Phase 1b (vectorised, all 8 lanes simultaneously)

p₁    = scalar_mul_g_x8(u₁s)           // 8 lanes: u₁·G
p₂    = scalar_mul_affine_x8(u₂s, R)   // 8 lanes: u₂·R
Q     = pt_add_x8(p₁, p₂)              // 8 lanes: Jacobian + Jacobian
       [Z=0 guard: mark infinity lanes invalid, replace Z with 1]
(x,y) = to_affine_x8(Q)               // batch inversion: 1 fp_inv + 21 fp_mul

Phase 2 (Keccak, vectorised)

keccak256_batch hashes all 8 64-byte (Qx ‖ Qy) buffers simultaneously using the interleaved ZMM strategy described in §1.4.

Phase 3 (scalar)

Extract addr[i] = keccak_hash[i][12..], zero invalid lanes.

2.7 Invalid-lane handling

Lanes where validation fails (r or s out of range, rhs not a quadratic residue, or Q = ∞) are given dummy values u₁=1, u₂=2, R=(Gx,Gy) so that 1·G + 2·G = 3·G ≠ ∞, keeping all vector ops in a well-defined state. Their output entries are zeroed in Phase 3.

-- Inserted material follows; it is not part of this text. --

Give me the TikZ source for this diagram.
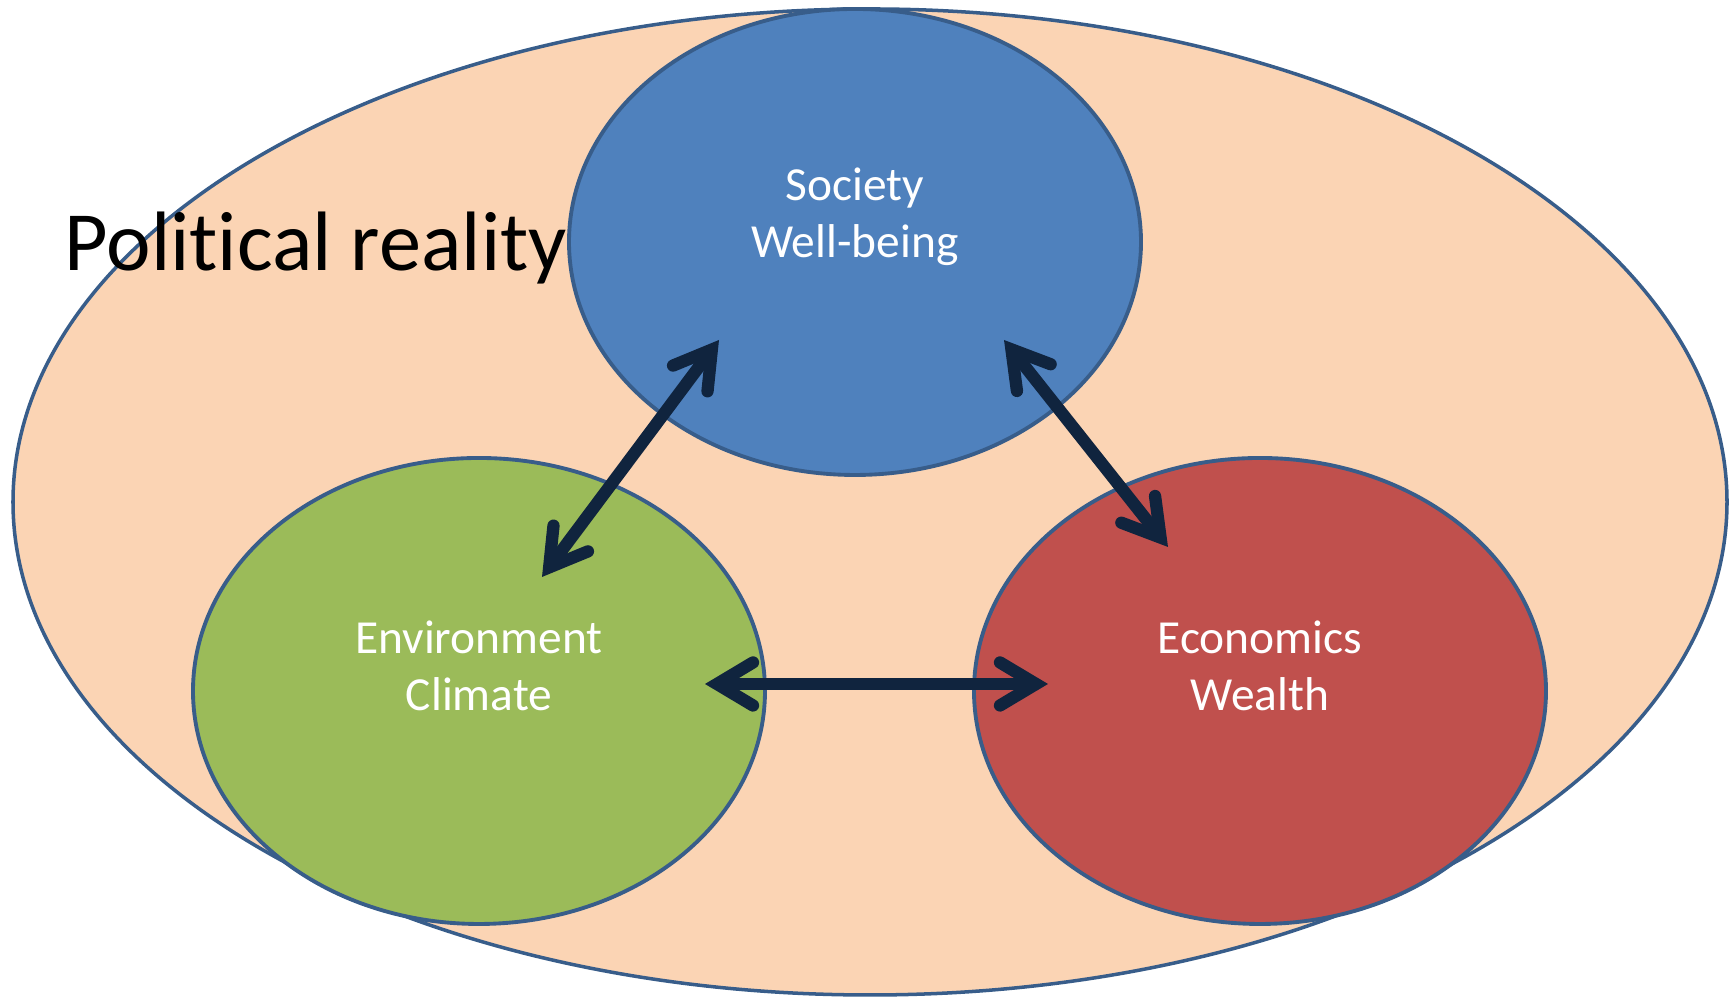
\documentclass[tikz,border=0pt]{standalone}
\usepackage{fontspec}
\setmainfont{Carlito}[Ligatures=NoCommon]
\usetikzlibrary{arrows.meta,shapes,positioning}
\definecolor{peach}{HTML}{FBD4B4}
\definecolor{socblue}{HTML}{4F81BD}
\definecolor{envgreen}{HTML}{9BBB59}
\definecolor{ecored}{HTML}{C0504D}
\definecolor{rimblue}{HTML}{385D8A}
\definecolor{arrownavy}{HTML}{10243E}

\begin{document}
\begin{tikzpicture}[area node/.style={ellipse,draw=rimblue,line width=1.1pt,minimum width=5.72cm,minimum height=4.66cm,inner sep=0pt},
  area text/.style={text=white,align=center,inner sep=0pt,font=\fontsize{13.5}{16.3}\selectfont},
  link/.style={draw=arrownavy,line width=3.5pt,{Straight Barb[length=3.6mm,width=4.3mm,line cap=round,line join=miter]}-{Straight Barb[length=3.6mm,width=4.3mm,line cap=round,line join=miter]}}]
\useasboundingbox (0,0) rectangle (17.34,10);
\node[ellipse,draw=rimblue,line width=1pt,fill=peach,minimum width=17.14cm,minimum height=9.86cm] (reality) at (8.70,4.98) {};
\node[anchor=base west,inner sep=0pt,font=\fontsize{24}{28}\selectfont] (realitytxt) at (0.64,7.29) {Political reality};
\begin{scope}[every node/.style={area node}]
\node[fill=socblue] (soc) at (8.55,7.58) {};
\node[fill=envgreen] (env) at (4.79,3.09) {};
\node[fill=ecored] (eco) at (12.60,3.09) {};
\end{scope}
\begin{scope}[every node/.style={area text}]
\node (soctxt) at ([yshift=2.5mm]soc.center) {Society\\Well-being};
\node (envtxt) at ([yshift=2.5mm]env.center) {Environment\\Climate};
\node (ecotxt) at ([yshift=2.5mm]eco.center) {Economics\\Wealth};
\end{scope}
% arrow ends
\coordinate (socl) at (7.19,6.60);
\coordinate (socr) at (10.04,6.60);
\coordinate (envt) at (5.42,4.23);
\coordinate (envr) at (7.05,3.16);
\coordinate (ecot) at (11.68,4.53);
\coordinate (ecol) at (10.48,3.16);
\draw[link] (socl) -- (envt);
\draw[link] (socr) -- (ecot);
\draw[link] (envr) -- (ecol);
\end{tikzpicture}
\end{document}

3. Planned assembler optimisations

The current bottleneck is the throughput of fp_mul_x8 (the 52-bit IFMA Montgomery multiplier). LLVM produces correct but not optimal code: it over-uses the stack for register spills and does not schedule VPMADD52 instructions to hide the ~4-cycle latency of the FMA unit.

Hand-written x86-64 assembly (using .s files included via global_asm!) will:

  1. Eliminate all stack spills by colouring the 5 input + 10 product + 5 carry limbs across 20 ZMM registers (28 ZMM registers are available in the kernel after saving Windows x64 / SysV registers).
  2. Interleave independent multiply-accumulate chains to keep both FMA ports (p0 and p1 on Zen 4) saturated at all times.
  3. Reduce the fn_inv_x8 squaring loop by interleaving the multiply-squarings with subsequent independent multiplications from the assembly chain.

A conservative estimate for the resulting improvement is 1.5–2×, which would push ECDSA batch recovery above 100 krecov/s per core.